:: Material ::

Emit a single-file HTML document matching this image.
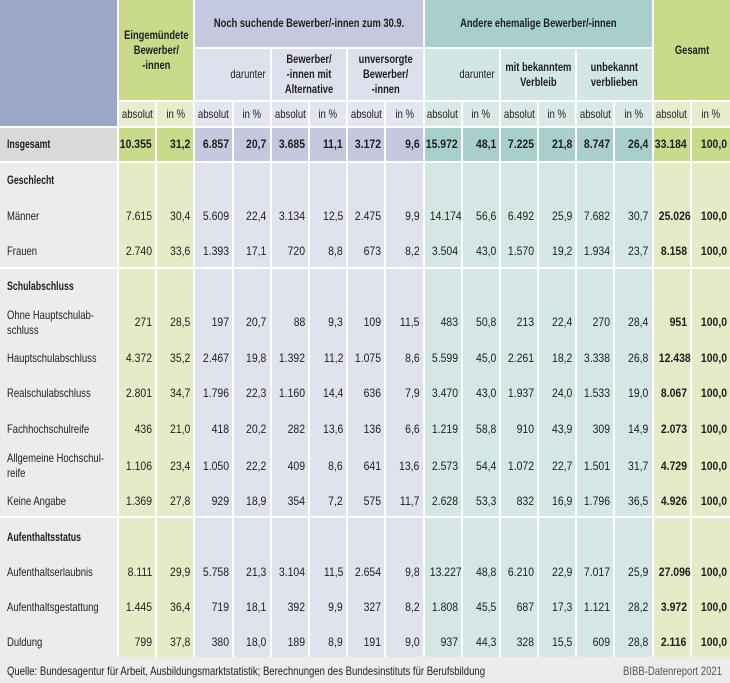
<!DOCTYPE html>
<html><head><meta charset="utf-8">
<style>
*{box-sizing:border-box}
body{margin:0;width:730px;height:683px;position:relative;overflow:hidden;background:#fff;font-family:"Liberation Sans",sans-serif;color:#1e1e1e;font-size:12px}
.g{position:absolute;left:0;width:730px;display:grid;grid-template-columns:117px repeat(15,36.2px) 1fr;column-gap:2px}
.hd{top:0;grid-template-rows:47px 51px 24px 33px;row-gap:2px}
.hd>div{display:flex;align-items:center;justify-content:center;text-align:center;line-height:15px;white-space:nowrap}
.h{display:inline-block;font-weight:bold;transform:scaleX(.78);transform-origin:50% 50%}
.hr{justify-content:flex-end !important;padding-right:4px}
.hr span{display:inline-block;transform:scaleX(.79);transform-origin:100% 50%}
.ab{display:inline-block;transform:scaleX(.8);transform-origin:50% 50%}
.ins>div,.ins{}
.hd .num{justify-content:flex-end;padding-right:3px}
.n{display:inline-block;transform:scaleX(.87);transform-origin:100% 50%;white-space:nowrap}
.b{font-weight:bold}
.l{display:inline-block;transform:scaleX(.79);transform-origin:0 50%;white-space:nowrap}
.lb{display:inline-block;font-weight:bold;transform:scaleX(.73);transform-origin:0 50%;white-space:nowrap}
.sec{grid-template-rows:1fr}
.row{position:absolute;left:0;width:730px;height:30px;display:grid;grid-template-columns:117px repeat(15,36.2px) 1fr;column-gap:2px;align-items:center}
.row>div{text-align:right;padding-right:3px;white-space:nowrap;line-height:15px}
.row>div.lab{text-align:left;padding-left:7px;padding-right:0}
.LH{background:#9ca6c9}.GH{background:#c9da8b}.BH{background:#c5c9df}.TH{background:#a8cfcb}
.B2{background:#dee0ed}.T2{background:#d2e6e3}
.G3{background:#e5edcd}.B3{background:#e3e5f0}.T3{background:#dae9e7}
.IL{background:#d9d9d9}.IG{background:#c9da8b}.IB{background:#c4c8de}.IT{background:#a8cfcb}
.BL{background:#ececec}.BG{background:#e3ecc6}.BB{background:#e0e2ee}.BT{background:#d4e7e4}
</style></head><body>

<div class="g hd">
  <div class="LH" style="grid-column:1;grid-row:1/4"></div>
  <div class="GH" style="grid-column:2/4;grid-row:1/3"><span class="h">Eingemündete<br>Bewerber/<br>-innen</span></div>
  <div class="BH" style="grid-column:4/10;grid-row:1"><span class="h">Noch suchende Bewerber/-innen zum 30.9.</span></div>
  <div class="TH" style="grid-column:10/16;grid-row:1"><span class="h">Andere ehemalige Bewerber/-innen</span></div>
  <div class="GH" style="grid-column:16/18;grid-row:1/3"><span class="h">Gesamt</span></div>
  <div class="B2 hr" style="grid-column:4/6;grid-row:2"><span>darunter</span></div>
  <div class="B2" style="grid-column:6/8;grid-row:2"><span class="h">Bewerber/<br>-innen mit<br>Alternative</span></div>
  <div class="B2" style="grid-column:8/10;grid-row:2"><span class="h">unversorgte<br>Bewerber/<br>-innen</span></div>
  <div class="T2 hr" style="grid-column:10/12;grid-row:2"><span>darunter</span></div>
  <div class="T2" style="grid-column:12/14;grid-row:2"><span class="h">mit bekanntem<br>Verbleib</span></div>
  <div class="T2" style="grid-column:14/16;grid-row:2"><span class="h">unbekannt<br>verblieben</span></div>

  <div class="G3" style="grid-row:3"><span class="ab">absolut</span></div>
  <div class="G3" style="grid-row:3"><span class="ab">in %</span></div>
  <div class="B3" style="grid-row:3"><span class="ab">absolut</span></div>
  <div class="B3" style="grid-row:3"><span class="ab">in %</span></div>
  <div class="B3" style="grid-row:3"><span class="ab">absolut</span></div>
  <div class="B3" style="grid-row:3"><span class="ab">in %</span></div>
  <div class="B3" style="grid-row:3"><span class="ab">absolut</span></div>
  <div class="B3" style="grid-row:3"><span class="ab">in %</span></div>
  <div class="T3" style="grid-row:3"><span class="ab">absolut</span></div>
  <div class="T3" style="grid-row:3"><span class="ab">in %</span></div>
  <div class="T3" style="grid-row:3"><span class="ab">absolut</span></div>
  <div class="T3" style="grid-row:3"><span class="ab">in %</span></div>
  <div class="T3" style="grid-row:3"><span class="ab">absolut</span></div>
  <div class="T3" style="grid-row:3"><span class="ab">in %</span></div>
  <div class="G3" style="grid-row:3"><span class="ab">absolut</span></div>
  <div class="G3" style="grid-row:3"><span class="ab">in %</span></div>

  <div class="IL" style="grid-row:4;justify-content:flex-start;padding-left:7px"><span class="lb">Insgesamt</span></div>
  <div class="IG num" style="grid-row:4"><span class="n b">10.355</span></div>
  <div class="IG num" style="grid-row:4"><span class="n b">31,2</span></div>
  <div class="IB num" style="grid-row:4"><span class="n b">6.857</span></div>
  <div class="IB num" style="grid-row:4"><span class="n b">20,7</span></div>
  <div class="IB num" style="grid-row:4"><span class="n b">3.685</span></div>
  <div class="IB num" style="grid-row:4"><span class="n b">11,1</span></div>
  <div class="IB num" style="grid-row:4"><span class="n b">3.172</span></div>
  <div class="IB num" style="grid-row:4"><span class="n b">9,6</span></div>
  <div class="IT num" style="grid-row:4"><span class="n b">15.972</span></div>
  <div class="IT num" style="grid-row:4"><span class="n b">48,1</span></div>
  <div class="IT num" style="grid-row:4"><span class="n b">7.225</span></div>
  <div class="IT num" style="grid-row:4"><span class="n b">21,8</span></div>
  <div class="IT num" style="grid-row:4"><span class="n b">8.747</span></div>
  <div class="IT num" style="grid-row:4"><span class="n b">26,4</span></div>
  <div class="IG num" style="grid-row:4"><span class="n b">33.184</span></div>
  <div class="IG num" style="grid-row:4"><span class="n b">100,0</span></div>
</div>

<!-- body section backgrounds -->
<div class="g sec" style="top:163px;height:104px">
  <div class="BL"></div><div class="BG"></div><div class="BG"></div><div class="BB"></div><div class="BB"></div><div class="BB"></div><div class="BB"></div><div class="BB"></div><div class="BB"></div><div class="BT"></div><div class="BT"></div><div class="BT"></div><div class="BT"></div><div class="BT"></div><div class="BT"></div><div class="BG"></div><div class="BG"></div>
</div>
<div class="g sec" style="top:269px;height:247px">
  <div class="BL"></div><div class="BG"></div><div class="BG"></div><div class="BB"></div><div class="BB"></div><div class="BB"></div><div class="BB"></div><div class="BB"></div><div class="BB"></div><div class="BT"></div><div class="BT"></div><div class="BT"></div><div class="BT"></div><div class="BT"></div><div class="BT"></div><div class="BG"></div><div class="BG"></div>
</div>
<div class="g sec" style="top:518px;height:139px">
  <div class="BL"></div><div class="BG"></div><div class="BG"></div><div class="BB"></div><div class="BB"></div><div class="BB"></div><div class="BB"></div><div class="BB"></div><div class="BB"></div><div class="BT"></div><div class="BT"></div><div class="BT"></div><div class="BT"></div><div class="BT"></div><div class="BT"></div><div class="BG"></div><div class="BG"></div>
</div>
<div style="position:absolute;left:0;top:657px;width:730px;height:26px;background:#ececec"></div>

<!-- rows -->
<div class="row" style="top:165px"><div class="lab"><span class="lb">Geschlecht</span></div></div>

<div class="row" style="top:201px"><div class="lab"><span class="l">Männer</span></div>
<div><span class="n">7.615</span></div><div><span class="n">30,4</span></div><div><span class="n">5.609</span></div><div><span class="n">22,4</span></div><div><span class="n">3.134</span></div><div><span class="n">12,5</span></div><div><span class="n">2.475</span></div><div><span class="n">9,9</span></div><div><span class="n">14.174</span></div><div><span class="n">56,6</span></div><div><span class="n">6.492</span></div><div><span class="n">25,9</span></div><div><span class="n">7.682</span></div><div><span class="n">30,7</span></div><div><span class="n b">25.026</span></div><div><span class="n b">100,0</span></div></div>

<div class="row" style="top:236px"><div class="lab"><span class="l">Frauen</span></div>
<div><span class="n">2.740</span></div><div><span class="n">33,6</span></div><div><span class="n">1.393</span></div><div><span class="n">17,1</span></div><div><span class="n">720</span></div><div><span class="n">8,8</span></div><div><span class="n">673</span></div><div><span class="n">8,2</span></div><div><span class="n">3.504</span></div><div><span class="n">43,0</span></div><div><span class="n">1.570</span></div><div><span class="n">19,2</span></div><div><span class="n">1.934</span></div><div><span class="n">23,7</span></div><div><span class="n b">8.158</span></div><div><span class="n b">100,0</span></div></div>

<div class="row" style="top:271px"><div class="lab"><span class="lb">Schulabschluss</span></div></div>

<div class="row" style="top:307.5px"><div class="lab"><span class="l">Ohne Hauptschulab-<br>schluss</span></div>
<div><span class="n">271</span></div><div><span class="n">28,5</span></div><div><span class="n">197</span></div><div><span class="n">20,7</span></div><div><span class="n">88</span></div><div><span class="n">9,3</span></div><div><span class="n">109</span></div><div><span class="n">11,5</span></div><div><span class="n">483</span></div><div><span class="n">50,8</span></div><div><span class="n">213</span></div><div><span class="n">22,4</span></div><div><span class="n">270</span></div><div><span class="n">28,4</span></div><div><span class="n b">951</span></div><div><span class="n b">100,0</span></div></div>

<div class="row" style="top:343px"><div class="lab"><span class="l">Hauptschulabschluss</span></div>
<div><span class="n">4.372</span></div><div><span class="n">35,2</span></div><div><span class="n">2.467</span></div><div><span class="n">19,8</span></div><div><span class="n">1.392</span></div><div><span class="n">11,2</span></div><div><span class="n">1.075</span></div><div><span class="n">8,6</span></div><div><span class="n">5.599</span></div><div><span class="n">45,0</span></div><div><span class="n">2.261</span></div><div><span class="n">18,2</span></div><div><span class="n">3.338</span></div><div><span class="n">26,8</span></div><div><span class="n b">12.438</span></div><div><span class="n b">100,0</span></div></div>

<div class="row" style="top:378px"><div class="lab"><span class="l">Realschulabschluss</span></div>
<div><span class="n">2.801</span></div><div><span class="n">34,7</span></div><div><span class="n">1.796</span></div><div><span class="n">22,3</span></div><div><span class="n">1.160</span></div><div><span class="n">14,4</span></div><div><span class="n">636</span></div><div><span class="n">7,9</span></div><div><span class="n">3.470</span></div><div><span class="n">43,0</span></div><div><span class="n">1.937</span></div><div><span class="n">24,0</span></div><div><span class="n">1.533</span></div><div><span class="n">19,0</span></div><div><span class="n b">8.067</span></div><div><span class="n b">100,0</span></div></div>

<div class="row" style="top:414px"><div class="lab"><span class="l">Fachhochschulreife</span></div>
<div><span class="n">436</span></div><div><span class="n">21,0</span></div><div><span class="n">418</span></div><div><span class="n">20,2</span></div><div><span class="n">282</span></div><div><span class="n">13,6</span></div><div><span class="n">136</span></div><div><span class="n">6,6</span></div><div><span class="n">1.219</span></div><div><span class="n">58,8</span></div><div><span class="n">910</span></div><div><span class="n">43,9</span></div><div><span class="n">309</span></div><div><span class="n">14,9</span></div><div><span class="n b">2.073</span></div><div><span class="n b">100,0</span></div></div>

<div class="row" style="top:451px"><div class="lab"><span class="l">Allgemeine Hochschul-<br>reife</span></div>
<div><span class="n">1.106</span></div><div><span class="n">23,4</span></div><div><span class="n">1.050</span></div><div><span class="n">22,2</span></div><div><span class="n">409</span></div><div><span class="n">8,6</span></div><div><span class="n">641</span></div><div><span class="n">13,6</span></div><div><span class="n">2.573</span></div><div><span class="n">54,4</span></div><div><span class="n">1.072</span></div><div><span class="n">22,7</span></div><div><span class="n">1.501</span></div><div><span class="n">31,7</span></div><div><span class="n b">4.729</span></div><div><span class="n b">100,0</span></div></div>

<div class="row" style="top:486px"><div class="lab"><span class="l">Keine Angabe</span></div>
<div><span class="n">1.369</span></div><div><span class="n">27,8</span></div><div><span class="n">929</span></div><div><span class="n">18,9</span></div><div><span class="n">354</span></div><div><span class="n">7,2</span></div><div><span class="n">575</span></div><div><span class="n">11,7</span></div><div><span class="n">2.628</span></div><div><span class="n">53,3</span></div><div><span class="n">832</span></div><div><span class="n">16,9</span></div><div><span class="n">1.796</span></div><div><span class="n">36,5</span></div><div><span class="n b">4.926</span></div><div><span class="n b">100,0</span></div></div>

<div class="row" style="top:522px"><div class="lab"><span class="lb">Aufenthaltsstatus</span></div></div>

<div class="row" style="top:557px"><div class="lab"><span class="l">Aufenthaltserlaubnis</span></div>
<div><span class="n">8.111</span></div><div><span class="n">29,9</span></div><div><span class="n">5.758</span></div><div><span class="n">21,3</span></div><div><span class="n">3.104</span></div><div><span class="n">11,5</span></div><div><span class="n">2.654</span></div><div><span class="n">9,8</span></div><div><span class="n">13.227</span></div><div><span class="n">48,8</span></div><div><span class="n">6.210</span></div><div><span class="n">22,9</span></div><div><span class="n">7.017</span></div><div><span class="n">25,9</span></div><div><span class="n b">27.096</span></div><div><span class="n b">100,0</span></div></div>

<div class="row" style="top:592px"><div class="lab"><span class="l">Aufenthaltsgestattung</span></div>
<div><span class="n">1.445</span></div><div><span class="n">36,4</span></div><div><span class="n">719</span></div><div><span class="n">18,1</span></div><div><span class="n">392</span></div><div><span class="n">9,9</span></div><div><span class="n">327</span></div><div><span class="n">8,2</span></div><div><span class="n">1.808</span></div><div><span class="n">45,5</span></div><div><span class="n">687</span></div><div><span class="n">17,3</span></div><div><span class="n">1.121</span></div><div><span class="n">28,2</span></div><div><span class="n b">3.972</span></div><div><span class="n b">100,0</span></div></div>

<div class="row" style="top:627px"><div class="lab"><span class="l">Duldung</span></div>
<div><span class="n">799</span></div><div><span class="n">37,8</span></div><div><span class="n">380</span></div><div><span class="n">18,0</span></div><div><span class="n">189</span></div><div><span class="n">8,9</span></div><div><span class="n">191</span></div><div><span class="n">9,0</span></div><div><span class="n">937</span></div><div><span class="n">44,3</span></div><div><span class="n">328</span></div><div><span class="n">15,5</span></div><div><span class="n">609</span></div><div><span class="n">28,8</span></div><div><span class="n b">2.116</span></div><div><span class="n b">100,0</span></div></div>

<svg style="position:absolute;left:0;top:657px" width="730" height="26">
  <text x="7" y="18" font-family="Liberation Sans, sans-serif" font-size="12" fill="#1e1e1e" textLength="478" lengthAdjust="spacingAndGlyphs">Quelle: Bundesagentur für Arbeit, Ausbildungsmarktstatistik; Berechnungen des Bundesinstituts für Berufsbildung</text>
  <text x="623" y="18" font-family="Liberation Sans, sans-serif" font-size="12" fill="#555" textLength="99" lengthAdjust="spacingAndGlyphs">BIBB-Datenreport 2021</text>
</svg>
</body></html>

:::

◆ Required task ◆
Extract, word for word, each line from the top of the data down to and including the line with "</style></head><body>"; skip the pictures.

◆ Output for this task ◆
Emit a single-file HTML document matching this image.
<!DOCTYPE html>
<html><head><meta charset="utf-8">
<style>
*{box-sizing:border-box}
body{margin:0;width:730px;height:683px;position:relative;overflow:hidden;background:#fff;font-family:"Liberation Sans",sans-serif;color:#1e1e1e;font-size:12px}
.g{position:absolute;left:0;width:730px;display:grid;grid-template-columns:117px repeat(15,36.2px) 1fr;column-gap:2px}
.hd{top:0;grid-template-rows:47px 51px 24px 33px;row-gap:2px}
.hd>div{display:flex;align-items:center;justify-content:center;text-align:center;line-height:15px;white-space:nowrap}
.h{display:inline-block;font-weight:bold;transform:scaleX(.78);transform-origin:50% 50%}
.hr{justify-content:flex-end !important;padding-right:4px}
.hr span{display:inline-block;transform:scaleX(.79);transform-origin:100% 50%}
.ab{display:inline-block;transform:scaleX(.8);transform-origin:50% 50%}
.ins>div,.ins{}
.hd .num{justify-content:flex-end;padding-right:3px}
.n{display:inline-block;transform:scaleX(.87);transform-origin:100% 50%;white-space:nowrap}
.b{font-weight:bold}
.l{display:inline-block;transform:scaleX(.79);transform-origin:0 50%;white-space:nowrap}
.lb{display:inline-block;font-weight:bold;transform:scaleX(.73);transform-origin:0 50%;white-space:nowrap}
.sec{grid-template-rows:1fr}
.row{position:absolute;left:0;width:730px;height:30px;display:grid;grid-template-columns:117px repeat(15,36.2px) 1fr;column-gap:2px;align-items:center}
.row>div{text-align:right;padding-right:3px;white-space:nowrap;line-height:15px}
.row>div.lab{text-align:left;padding-left:7px;padding-right:0}
.LH{background:#9ca6c9}.GH{background:#c9da8b}.BH{background:#c5c9df}.TH{background:#a8cfcb}
.B2{background:#dee0ed}.T2{background:#d2e6e3}
.G3{background:#e5edcd}.B3{background:#e3e5f0}.T3{background:#dae9e7}
.IL{background:#d9d9d9}.IG{background:#c9da8b}.IB{background:#c4c8de}.IT{background:#a8cfcb}
.BL{background:#ececec}.BG{background:#e3ecc6}.BB{background:#e0e2ee}.BT{background:#d4e7e4}
</style></head><body>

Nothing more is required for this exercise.